I had the distinct feeling the producers take their audience to be distracted dopamine addicts with fractured attention spans and no ability to follow a story. They also seemed to have no faith in the story itself, so they went with endless pyrotechnics. This is “Cabaret” for the empty-headed. Everyone screams. The songs are slowed, because you might need a moment to take it in. Almost everyone on stage is weirdly hunched, like a gargoyle, everyone overacts, and all of it is without art.

On the way in, staffers put stickers on the cameras of your phone, “to protect our intellectual property,” as one said.

It isn’t an easy job to make the widely admired Eddie Redmayne unappealing, but by God they did it. As he’s a producer I guess he did it, too. He takes the stage as the Emcee in a purple leather skirt with a small green cone on his head and appears further on as a clown with a machine gun and a weird goth devil. It is all so childish, so plonkingly empty.

Here is something sad about modern artists: They are held back by a lack of limits.

Bob Fosse, the director of the classic 1972 movie version, got to push against society’s limits and Broadway’s and Hollywood’s prohibitions. He pushed hard against what was pushing him, which caused friction; in the heat of that came art. Directors and writers now have nothing to push against because there are no rules or cultural prohibitions, so there’s no friction, everything is left cold, and the art turns in on itself and becomes merely weird.
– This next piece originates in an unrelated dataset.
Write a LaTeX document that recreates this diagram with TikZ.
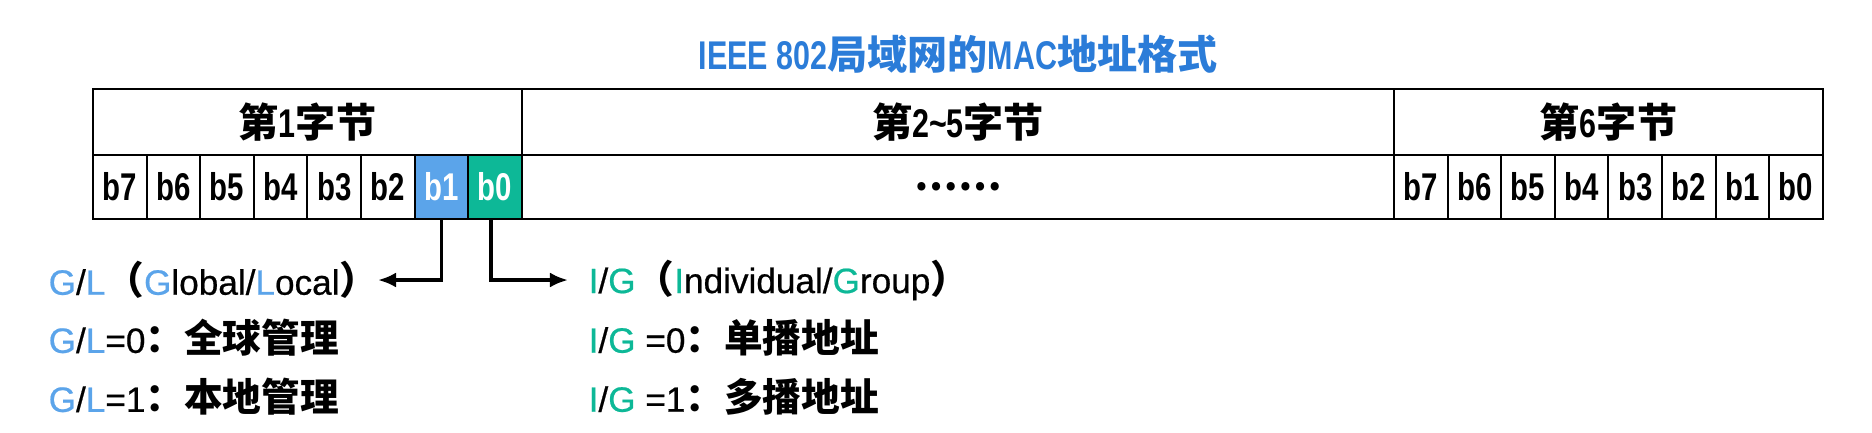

Fosse famously loved women. No one loves women in this show. When we meet Sally Bowles, in the kind of dress a little girl might put on a doll, with heavy leather boots and harsh, garish makeup, the character doesn’t flirt, doesn’t seduce or charm. She barks and screams, angrily.

Really it is harrowing. At one point Mr. Redmayne dances with a toilet plunger, and a loaf of Italian bread is inserted and removed from his anal cavity. I mentioned this to my friend, who asked if I saw the dancer in the corner masturbating with a copy of what appeared to be “Mein Kampf.”

That’s what I call intellectual property!

In previous iterations the Kit Kat Club was a hypocrisy-free zone, a place of no boundaries, until the bad guys came and it wasn’t. I’m sure the director and producers met in the planning stage and used words like “breakthrough” and “a ‘Cabaret’ for today,” and “we don’t hide the coming cruelty.” But they do hide it by making everything, beginning to end, lifeless and grotesque. No innocence is traduced because no innocence exists.

How could a show be so frantic and outlandish and still be so tedious? It’s almost an achievement.

And for all that there is something smug about it, as if they’re looking down from some great, unearned height.

I left thinking, as I often do now on seeing something made ugly: This is what purgatory is going to be like. And then, no, this is what hell is going to be like—the cackling stalker, the pale sociopath, Eddie Redmayne dancing with a plunger.

Why does it all bother me?

Because even though it isn’t new, uglification is rising and spreading as an artistic attitude, and it can’t be good for us. Because it speaks of self-hatred, and a society that hates itself, and hates life, won’t last. Because it gives those who are young nothing to love and feel soft about. Because we need beauty to keep our morale up.

Because life isn’t merde, in spite of what our entertainment geniuses say.